◆ What the task requires ◆
Could you retype the lines below, starting at the line holding "Rebuild this chart" and stopping at the line holding "# shadow offset", inclusive? Copy them exactly and drop the images.

◆ Input material ◆
^^^^

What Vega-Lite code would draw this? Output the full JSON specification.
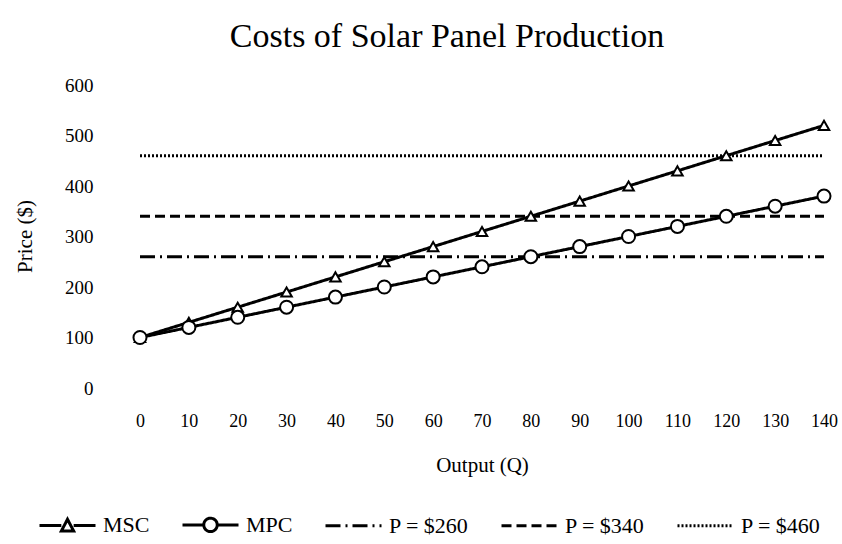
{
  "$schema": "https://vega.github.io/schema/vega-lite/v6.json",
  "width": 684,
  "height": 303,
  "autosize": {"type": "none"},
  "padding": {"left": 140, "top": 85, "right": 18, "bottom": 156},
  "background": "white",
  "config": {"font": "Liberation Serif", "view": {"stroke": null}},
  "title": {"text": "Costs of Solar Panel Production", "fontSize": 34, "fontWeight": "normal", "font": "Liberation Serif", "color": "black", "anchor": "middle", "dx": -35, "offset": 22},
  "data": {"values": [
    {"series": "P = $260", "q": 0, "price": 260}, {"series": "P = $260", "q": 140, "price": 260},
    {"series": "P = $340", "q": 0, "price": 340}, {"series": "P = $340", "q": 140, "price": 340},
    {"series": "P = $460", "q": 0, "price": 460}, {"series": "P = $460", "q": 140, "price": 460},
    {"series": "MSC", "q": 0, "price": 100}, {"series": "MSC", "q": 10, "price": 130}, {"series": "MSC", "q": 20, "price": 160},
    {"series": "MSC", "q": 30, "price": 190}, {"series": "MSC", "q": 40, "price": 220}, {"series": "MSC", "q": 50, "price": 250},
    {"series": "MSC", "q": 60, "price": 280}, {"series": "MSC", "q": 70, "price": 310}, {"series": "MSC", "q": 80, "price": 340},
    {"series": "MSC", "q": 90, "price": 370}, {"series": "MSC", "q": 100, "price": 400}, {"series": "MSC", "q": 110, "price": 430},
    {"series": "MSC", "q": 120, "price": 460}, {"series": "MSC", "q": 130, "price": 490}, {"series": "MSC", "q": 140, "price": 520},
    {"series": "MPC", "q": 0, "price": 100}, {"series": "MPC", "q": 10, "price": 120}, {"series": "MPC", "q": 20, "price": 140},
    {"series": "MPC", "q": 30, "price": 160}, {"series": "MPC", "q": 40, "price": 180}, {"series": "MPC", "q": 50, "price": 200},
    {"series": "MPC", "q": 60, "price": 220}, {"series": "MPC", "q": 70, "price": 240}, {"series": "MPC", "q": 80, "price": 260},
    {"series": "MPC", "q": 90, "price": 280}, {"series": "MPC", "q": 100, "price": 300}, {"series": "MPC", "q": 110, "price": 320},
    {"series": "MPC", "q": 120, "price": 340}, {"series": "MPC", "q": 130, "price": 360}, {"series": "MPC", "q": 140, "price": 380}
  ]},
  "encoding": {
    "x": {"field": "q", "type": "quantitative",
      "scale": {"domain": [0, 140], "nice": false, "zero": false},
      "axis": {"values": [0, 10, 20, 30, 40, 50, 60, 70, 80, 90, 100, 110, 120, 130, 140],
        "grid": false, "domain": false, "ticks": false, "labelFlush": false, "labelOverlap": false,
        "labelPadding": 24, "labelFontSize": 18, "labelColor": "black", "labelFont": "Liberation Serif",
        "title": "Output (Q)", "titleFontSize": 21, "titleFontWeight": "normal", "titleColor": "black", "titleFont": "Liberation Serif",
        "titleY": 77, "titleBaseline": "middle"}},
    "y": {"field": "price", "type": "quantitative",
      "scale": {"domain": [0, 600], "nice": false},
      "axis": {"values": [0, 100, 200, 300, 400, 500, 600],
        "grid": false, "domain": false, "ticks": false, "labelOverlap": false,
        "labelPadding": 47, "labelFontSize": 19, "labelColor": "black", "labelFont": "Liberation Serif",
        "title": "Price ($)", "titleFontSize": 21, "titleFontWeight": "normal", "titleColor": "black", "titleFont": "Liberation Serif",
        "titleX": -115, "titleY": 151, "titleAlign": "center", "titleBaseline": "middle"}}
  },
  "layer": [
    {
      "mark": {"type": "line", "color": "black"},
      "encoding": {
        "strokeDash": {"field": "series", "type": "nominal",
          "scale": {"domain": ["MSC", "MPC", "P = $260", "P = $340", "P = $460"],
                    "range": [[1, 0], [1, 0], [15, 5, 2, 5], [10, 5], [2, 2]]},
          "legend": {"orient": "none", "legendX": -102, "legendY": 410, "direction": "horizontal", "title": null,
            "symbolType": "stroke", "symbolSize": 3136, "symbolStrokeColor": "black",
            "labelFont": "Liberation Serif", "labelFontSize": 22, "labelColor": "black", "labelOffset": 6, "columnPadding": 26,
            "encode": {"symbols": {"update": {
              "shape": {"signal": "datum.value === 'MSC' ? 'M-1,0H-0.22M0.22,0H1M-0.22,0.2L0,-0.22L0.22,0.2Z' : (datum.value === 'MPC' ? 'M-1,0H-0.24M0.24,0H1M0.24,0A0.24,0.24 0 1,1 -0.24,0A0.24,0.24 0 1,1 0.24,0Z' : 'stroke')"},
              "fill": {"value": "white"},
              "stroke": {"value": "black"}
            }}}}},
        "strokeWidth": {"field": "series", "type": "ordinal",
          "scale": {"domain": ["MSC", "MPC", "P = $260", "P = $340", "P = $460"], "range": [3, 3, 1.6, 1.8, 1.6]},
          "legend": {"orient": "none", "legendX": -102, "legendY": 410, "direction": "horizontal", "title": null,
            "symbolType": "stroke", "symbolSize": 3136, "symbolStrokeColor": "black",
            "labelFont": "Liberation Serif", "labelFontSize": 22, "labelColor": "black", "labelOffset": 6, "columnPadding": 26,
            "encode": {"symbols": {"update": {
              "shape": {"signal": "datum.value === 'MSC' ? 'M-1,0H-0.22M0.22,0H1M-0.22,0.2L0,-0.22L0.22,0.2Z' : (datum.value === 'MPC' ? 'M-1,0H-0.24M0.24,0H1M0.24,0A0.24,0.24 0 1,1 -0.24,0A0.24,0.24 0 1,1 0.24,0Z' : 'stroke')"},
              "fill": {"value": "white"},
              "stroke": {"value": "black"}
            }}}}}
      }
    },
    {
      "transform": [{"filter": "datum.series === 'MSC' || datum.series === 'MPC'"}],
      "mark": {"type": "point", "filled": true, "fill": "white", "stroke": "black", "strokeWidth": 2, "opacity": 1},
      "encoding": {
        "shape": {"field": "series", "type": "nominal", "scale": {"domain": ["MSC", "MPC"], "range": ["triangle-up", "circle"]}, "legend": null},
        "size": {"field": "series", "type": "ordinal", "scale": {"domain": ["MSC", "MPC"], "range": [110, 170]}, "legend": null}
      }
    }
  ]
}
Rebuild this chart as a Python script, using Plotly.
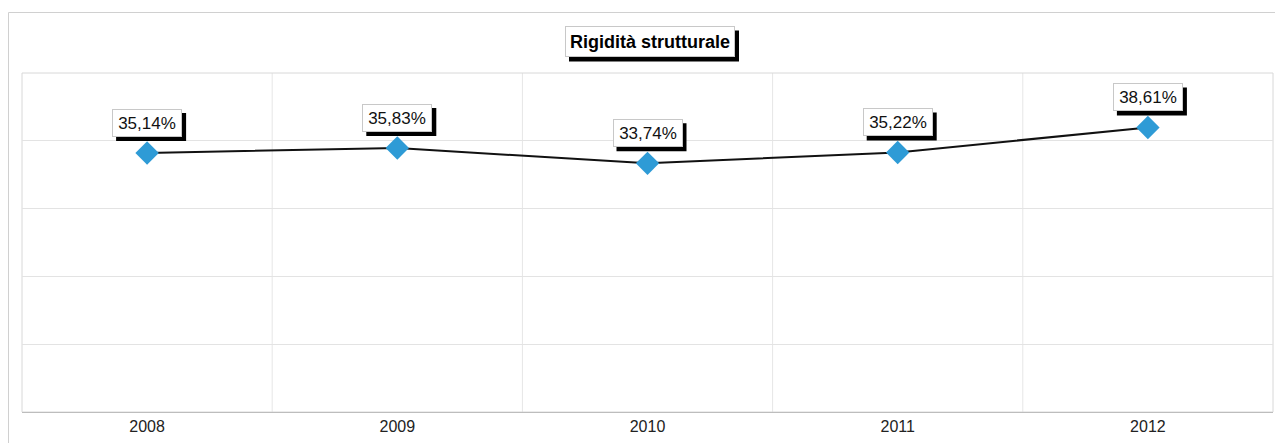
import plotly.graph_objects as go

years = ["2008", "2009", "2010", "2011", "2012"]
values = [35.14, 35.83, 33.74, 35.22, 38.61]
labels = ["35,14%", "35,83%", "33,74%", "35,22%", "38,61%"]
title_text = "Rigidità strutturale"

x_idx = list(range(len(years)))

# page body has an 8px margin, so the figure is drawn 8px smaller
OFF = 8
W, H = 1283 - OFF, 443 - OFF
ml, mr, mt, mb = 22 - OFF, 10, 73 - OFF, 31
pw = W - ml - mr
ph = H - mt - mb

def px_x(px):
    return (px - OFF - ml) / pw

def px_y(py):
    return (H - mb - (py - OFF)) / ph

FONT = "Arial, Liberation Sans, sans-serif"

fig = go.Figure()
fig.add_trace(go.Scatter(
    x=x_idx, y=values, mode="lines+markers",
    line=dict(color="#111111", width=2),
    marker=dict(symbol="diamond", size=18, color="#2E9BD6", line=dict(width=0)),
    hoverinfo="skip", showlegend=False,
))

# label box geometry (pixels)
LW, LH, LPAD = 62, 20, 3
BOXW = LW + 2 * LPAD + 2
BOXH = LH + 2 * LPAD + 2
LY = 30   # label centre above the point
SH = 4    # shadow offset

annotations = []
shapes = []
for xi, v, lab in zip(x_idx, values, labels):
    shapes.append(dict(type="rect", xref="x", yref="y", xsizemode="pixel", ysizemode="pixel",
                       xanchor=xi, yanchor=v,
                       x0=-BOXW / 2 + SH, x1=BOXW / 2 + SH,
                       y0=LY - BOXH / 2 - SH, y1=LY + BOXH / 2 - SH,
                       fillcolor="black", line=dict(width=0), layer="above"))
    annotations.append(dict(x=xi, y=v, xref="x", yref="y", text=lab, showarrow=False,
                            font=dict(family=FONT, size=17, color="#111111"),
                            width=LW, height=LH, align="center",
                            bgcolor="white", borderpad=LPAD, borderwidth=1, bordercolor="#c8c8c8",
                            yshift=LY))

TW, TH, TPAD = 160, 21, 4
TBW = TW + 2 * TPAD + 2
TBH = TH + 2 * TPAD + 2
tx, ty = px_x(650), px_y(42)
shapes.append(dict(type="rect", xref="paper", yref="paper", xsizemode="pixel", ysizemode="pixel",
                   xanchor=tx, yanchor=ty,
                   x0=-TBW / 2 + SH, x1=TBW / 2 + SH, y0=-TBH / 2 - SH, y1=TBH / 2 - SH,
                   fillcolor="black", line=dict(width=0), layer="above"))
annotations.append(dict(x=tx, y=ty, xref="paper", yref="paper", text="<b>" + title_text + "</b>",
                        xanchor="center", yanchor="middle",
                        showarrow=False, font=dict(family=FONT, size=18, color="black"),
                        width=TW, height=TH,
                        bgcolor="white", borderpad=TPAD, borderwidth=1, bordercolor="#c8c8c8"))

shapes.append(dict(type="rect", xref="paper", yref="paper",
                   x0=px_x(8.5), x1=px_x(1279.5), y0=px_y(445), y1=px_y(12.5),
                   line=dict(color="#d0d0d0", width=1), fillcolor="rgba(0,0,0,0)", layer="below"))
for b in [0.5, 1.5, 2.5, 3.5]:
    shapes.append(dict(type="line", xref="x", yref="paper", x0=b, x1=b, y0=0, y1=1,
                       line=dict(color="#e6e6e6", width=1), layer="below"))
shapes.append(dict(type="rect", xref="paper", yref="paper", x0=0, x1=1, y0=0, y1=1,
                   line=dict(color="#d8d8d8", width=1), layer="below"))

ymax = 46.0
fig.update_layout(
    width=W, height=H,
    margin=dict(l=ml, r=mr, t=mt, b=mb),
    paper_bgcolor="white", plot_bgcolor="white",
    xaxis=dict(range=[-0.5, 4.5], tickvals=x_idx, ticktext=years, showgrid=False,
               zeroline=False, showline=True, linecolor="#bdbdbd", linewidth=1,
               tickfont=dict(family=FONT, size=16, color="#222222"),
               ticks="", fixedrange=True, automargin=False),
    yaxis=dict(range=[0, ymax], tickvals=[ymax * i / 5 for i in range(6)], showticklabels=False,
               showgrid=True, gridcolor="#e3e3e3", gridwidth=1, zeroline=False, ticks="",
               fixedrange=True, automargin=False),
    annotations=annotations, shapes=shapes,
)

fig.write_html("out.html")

^^^^

◆ Exercise answer ◆
Rebuild this chart as a Python script, using Plotly.
import plotly.graph_objects as go

years = ["2008", "2009", "2010", "2011", "2012"]
values = [35.14, 35.83, 33.74, 35.22, 38.61]
labels = ["35,14%", "35,83%", "33,74%", "35,22%", "38,61%"]
title_text = "Rigidità strutturale"

x_idx = list(range(len(years)))

# page body has an 8px margin, so the figure is drawn 8px smaller
OFF = 8
W, H = 1283 - OFF, 443 - OFF
ml, mr, mt, mb = 22 - OFF, 10, 73 - OFF, 31
pw = W - ml - mr
ph = H - mt - mb

def px_x(px):
    return (px - OFF - ml) / pw

def px_y(py):
    return (H - mb - (py - OFF)) / ph

FONT = "Arial, Liberation Sans, sans-serif"

fig = go.Figure()
fig.add_trace(go.Scatter(
    x=x_idx, y=values, mode="lines+markers",
    line=dict(color="#111111", width=2),
    marker=dict(symbol="diamond", size=18, color="#2E9BD6", line=dict(width=0)),
    hoverinfo="skip", showlegend=False,
))

# label box geometry (pixels)
LW, LH, LPAD = 62, 20, 3
BOXW = LW + 2 * LPAD + 2
BOXH = LH + 2 * LPAD + 2
LY = 30   # label centre above the point
SH = 4    # shadow offset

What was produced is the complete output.